Car buyers seeking a bargain at one of the many roadside selling venues across the country need to be wary of illegal, unregistered traders, Motor Trade Association (MTA) says.

Car buyers seeking a bargain at one of the many roadside selling venues across the country need to be wary of illegal, unregistered traders, Motor Trade Association (MTA) says.

Warmer temperatures and longer days have historically seen an increase in both the size and number of roadside selling venues, as genuine and bogus sellers alike seek to take advantage of increased public interest.

MTA Marketing and Communications General Manager Ian Stronach says, while many of the cars being sold at the side of the road are by genuine private vehicle owners, buyers need to be wary of illegal high-volume, unregistered traders.

“We regularly get calls from disappointed buyers who run into problems after purchasing a car. It’s not the everyday, one-off sellers who cause the difficulties – it’s the illegal traders who pass themselves off as private sellers. Buyers have little or no legal recourse when dealing with these characters. In many cases, the details they provide are incorrect and the purchaser is unable to locate them after the money has changed hands,” Stronach says.

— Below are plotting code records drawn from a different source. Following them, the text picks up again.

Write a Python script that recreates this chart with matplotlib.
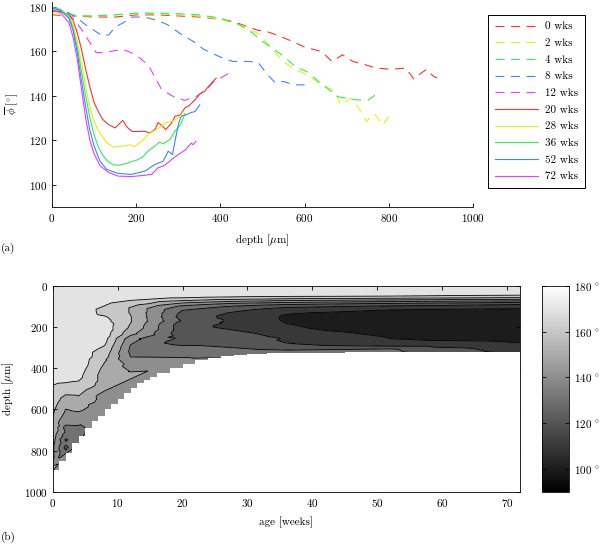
import numpy as np
import matplotlib
matplotlib.use("Agg")
import matplotlib.pyplot as plt
import matplotlib.tri as mtri
from matplotlib.colors import Normalize
from matplotlib.cm import ScalarMappable

plt.rcParams['font.family'] = ['cmr10', 'DejaVu Serif']
plt.rcParams['mathtext.fontset'] = 'cm'
plt.rcParams['axes.formatter.use_mathtext'] = True
plt.rcParams['font.size'] = 8

# profiles: depth [um] and mean angle [deg]
d_0wk = [0, 50, 100, 150, 200, 250, 300, 350, 400, 430, 460, 490, 510, 540, 565, 600, 640, 665,
         690, 715, 745, 770, 805, 840, 860, 875, 890, 905, 915]
phi_0wk = [176.5, 176, 175.5, 175.5, 176.5, 176.5, 176, 175.5, 174.5, 173.5, 171.5, 169.5, 169, 167,
           165, 162, 160, 155.5, 158.5, 155.5, 154, 152.5, 152, 152.5, 147.5, 150, 152, 149, 148]
d_2wk = [0, 50, 100, 150, 200, 250, 300, 350, 400, 430, 460, 490, 520, 546, 572, 610, 640, 670,
         686, 710, 727, 747, 766, 785, 800]
phi_2wk = [177, 176, 176, 176.5, 177, 177, 176.5, 176, 174.5, 173, 171, 168, 162, 156, 152.5, 149,
           145, 142.5, 136, 139, 135, 128.5, 132, 127, 130.5]
d_4wk = [0, 30, 60, 100, 150, 200, 250, 300, 350, 400, 440, 475, 500, 527, 549, 579, 605, 643,
         680, 719, 750, 765, 775]
phi_4wk = [178.5, 177.5, 176, 176, 176.5, 177.3, 177.3, 177, 176.5, 175, 172.5, 168.5, 164.5, 161,
           158, 153, 151, 145, 139.6, 138.3, 138, 140, 143]
d_8wk = [0, 30, 60, 80, 100, 120, 135, 150, 170, 190, 220, 250, 275, 305, 340, 360, 400, 430,
         470, 490, 510, 530, 550, 575, 600]
phi_8wk = [179, 178.5, 175, 172, 169.5, 167, 167.5, 171, 173, 175.5, 175.5, 174, 172, 168, 164,
           161, 157.5, 155.5, 155.5, 155, 150, 146, 146.5, 145, 145]
d_12wk = [0, 30, 50, 70, 90, 105, 130, 150, 175, 200, 230, 260, 290, 315, 345, 370, 385, 400,
          414, 425]
phi_12wk = [179, 177.5, 175, 170, 164, 159.5, 159.5, 160.5, 160.5, 158.5, 153.5, 143, 139.5, 138,
            140, 143.5, 146.5, 148, 149.5, 151]
d_20wk = [0, 20, 40, 50, 60, 70, 80, 90, 100, 110, 120, 135, 150, 160, 168, 178, 190, 205, 220,
          233, 245, 252, 262, 270, 284, 292, 305, 316, 325, 340, 352, 362, 375, 390]
phi_20wk = [178, 178, 176.5, 174, 168.5, 161, 152, 144, 137, 133, 129.5, 127, 125.6, 127.5, 129,
            126, 124, 124, 124.1, 123.3, 125, 128, 126.5, 124.8, 127.8, 130.8, 131.5, 134.7, 135.5,
            138.3, 141, 142, 145, 148]
d_28wk = [0, 20, 40, 50, 60, 70, 80, 90, 100, 110, 120, 130, 145, 160, 175, 185, 195, 205, 215,
          230, 245, 260, 270, 285, 300, 311]
phi_28wk = [179, 178.5, 176, 172, 165, 155, 144, 135, 128.5, 124.5, 121.5, 119, 117, 117.3, 117.6,
            118, 117.2, 118.5, 120, 123, 124.5, 126.5, 128, 128.5, 130, 132.5]
d_36wk = [0, 20, 40, 50, 60, 70, 80, 90, 100, 110, 120, 130, 145, 160, 175, 190, 200, 215, 230,
          245, 255, 265, 280, 292, 305, 316]
phi_36wk = [180, 179, 176, 170.5, 162, 151, 140, 130, 122.5, 117, 113.5, 111, 109, 108.8, 109.5,
            110.5, 111, 112.5, 115.5, 117.5, 119.2, 118.5, 120.4, 124.1, 127.1, 132]
d_52wk = [0, 20, 40, 50, 60, 70, 80, 90, 100, 114, 130, 157, 189, 221, 244, 264, 276, 286, 296,
          302, 308, 320, 330, 340, 351]
phi_52wk = [179.5, 178.5, 175, 169.5, 159.5, 147, 135, 124.5, 117.5, 110.6, 106.9, 105.1, 104.7,
            106.2, 109.1, 110.6, 115.1, 113.6, 123.3, 128.5, 131, 131.6, 132.5, 133, 136]
d_72wk = [0, 20, 40, 50, 60, 70, 80, 90, 100, 114, 134, 157, 189, 221, 237, 252, 265, 276, 284,
          300, 316, 331, 335, 342]
phi_72wk = [178.5, 177.5, 173, 166.5, 156.5, 143, 130, 120, 114, 108.6, 105.6, 103.9, 103.7, 104.3,
            104.7, 107.7, 108.5, 110, 111.4, 113.6, 115.6, 118.8, 118, 119.6]

ages = [0, 2, 4, 8, 12, 20, 28, 36, 52, 72]
labels = ['0 wks', '2 wks', '4 wks', '8 wks', '12 wks', '20 wks', '28 wks', '36 wks', '52 wks', '72 wks']
depths = [d_0wk, d_2wk, d_4wk, d_8wk, d_12wk, d_20wk, d_28wk, d_36wk, d_52wk, d_72wk]
phis = [phi_0wk, phi_2wk, phi_4wk, phi_8wk, phi_12wk, phi_20wk, phi_28wk, phi_36wk, phi_52wk, phi_72wk]
line_colors = ['#ff3030', '#e2f010', '#30ee55', '#3d85ff', '#e040ff'] * 2

edge_age = [0, 1, 2, 3, 4, 5, 6, 7, 8, 9, 10, 11, 12, 13, 14, 15, 16, 18, 20, 22, 24, 26, 28, 30,
            33, 38, 45, 55, 72]
edge_depth = [895, 850, 810, 765, 730, 690, 655, 630, 600, 575, 550, 520, 495, 470, 455, 440, 425,
              400, 378, 360, 350, 340, 335, 331, 327, 324, 322, 320, 319]

levels = np.arange(90, 181, 10)
um = r'$\mu$'

fig = plt.figure(figsize=(6, 5.45), dpi=100)

# ---- (a)
ax = fig.add_axes([52/600, 1-207/545, 421/600, 205.5/545])
for i in range(10):
    ls = (0, (8, 6)) if i < 5 else '-'
    ax.plot(depths[i], phis[i], color=line_colors[i], lw=0.8, ls=ls, label=labels[i])
ax.set_xlim(0, 1000)
ax.set_ylim(90, 182.5)
ax.set_xticks(range(0, 1001, 200))
ax.set_yticks(range(100, 181, 20))
ax.spines['top'].set_visible(False)
ax.spines['right'].set_visible(False)
ax.tick_params(direction='in', length=3, width=0.6)
for s in ax.spines.values():
    s.set_linewidth(0.6)
ax.set_xlabel('depth [' + um + 'm]', labelpad=6)
ax.set_ylabel(r'$\overline{\phi}\ [^{\circ}]$', labelpad=6)
leg = ax.legend(loc='upper left', bbox_to_anchor=(488/600, 1-15/545), bbox_transform=fig.transFigure,
                borderaxespad=0, fancybox=False, edgecolor='k', framealpha=1, handlelength=3.9,
                handletextpad=0.6, labelspacing=0.62, borderpad=0.6)
leg.get_frame().set_linewidth(0.7)

# ---- (b)
axb = fig.add_axes([52.7/600, 1-491.7/545, 467.3/600, 205.7/545])
x = np.concatenate([np.full(len(d), a, dtype=float) for a, d in zip(ages, depths)])
y = np.concatenate([np.asarray(d, dtype=float) for d in depths])
z = np.concatenate([np.asarray(p, dtype=float) for p in phis])
tri = mtri.Triangulation(x, y, mtri.Triangulation(x * 10, y).triangles)
cmap = plt.get_cmap('gray')
norm = Normalize(90, 180)
band_colors = [cmap(norm(l)) for l in levels[:-1]]
axb.tricontourf(tri, z, levels=levels, colors=band_colors)
axb.tricontour(tri, z, levels=levels[1:-1], colors='k', linewidths=0.6)
axb.fill_between(edge_age, edge_depth, 1000, step='post', color='white', lw=0, zorder=2)
axb.set_xlim(0, 72)
axb.set_ylim(1000, 0)
axb.set_xticks(range(0, 71, 10))
axb.set_yticks(range(0, 1001, 200))
axb.tick_params(direction='in', length=3, width=0.6, top=True, right=True)
for s in axb.spines.values():
    s.set_linewidth(0.6)
axb.set_xlabel('age [weeks]', labelpad=6)
axb.set_ylabel('depth [' + um + 'm]', labelpad=6)

cax = fig.add_axes([541.7/600, 1-491.7/545, 27.6/600, 205.7/545])
cb = fig.colorbar(ScalarMappable(norm=norm, cmap=cmap), cax=cax)
cb.set_ticks(range(100, 181, 20))
cb.set_ticklabels([r'$%d\ ^{\circ}$' % v for v in range(100, 181, 20)])
cax.tick_params(direction='in', length=3, width=0.6, left=True, right=True)
cb.outline.set_linewidth(0.6)

fig.text(0.002, 1-248/545, '(a)', va='center', ha='left')
fig.text(0.002, 1-537/545, '(b)', va='center', ha='left')

fig.savefig('out.png', dpi=100)
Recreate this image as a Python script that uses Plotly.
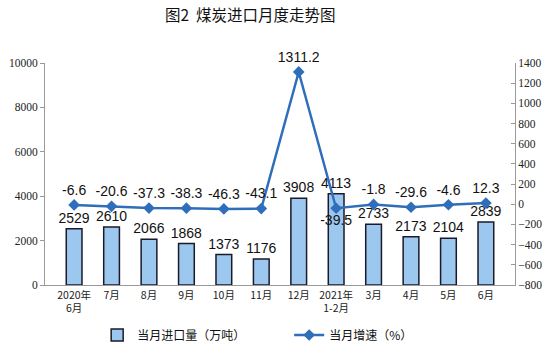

By law, anyone selling more than six vehicles a year must become a Registered Motor Vehicle Trader (RMVT). But some of those operating from roadside venues simply pass off the cars they are selling as belonging to a “family member”. Many of these cars will have been recently added to the Vehicle Register, which can sometimes be a clue.

While there are quick and easy ways to make thorough vehicle background checks – through MotorWeb, for example – some buyers bypass the proper checks and end up dealing with illegal traders. They unwittingly end up drawn in to “trade sales”, but with none of the accompanying benefits of dealing with a proper RMVT.

More and more roadside selling venues have sprung up across the country in recent years, and most towns in New Zealand have at least one spot where roadside sales take place. While a small number of local authorities have banned them, primarily because of the traffic and safety hazards they create, most have been allowed to trade unimpeded.

“Long experience has taught us that as long as people are willing to take risks to find a bargain, there are those who operate illegally who will meet their needs. The roadside selling season is now getting up to full speed – as always, buyers need to be aware and do their homework if they are to avoid a costly mistake,” Stronach says.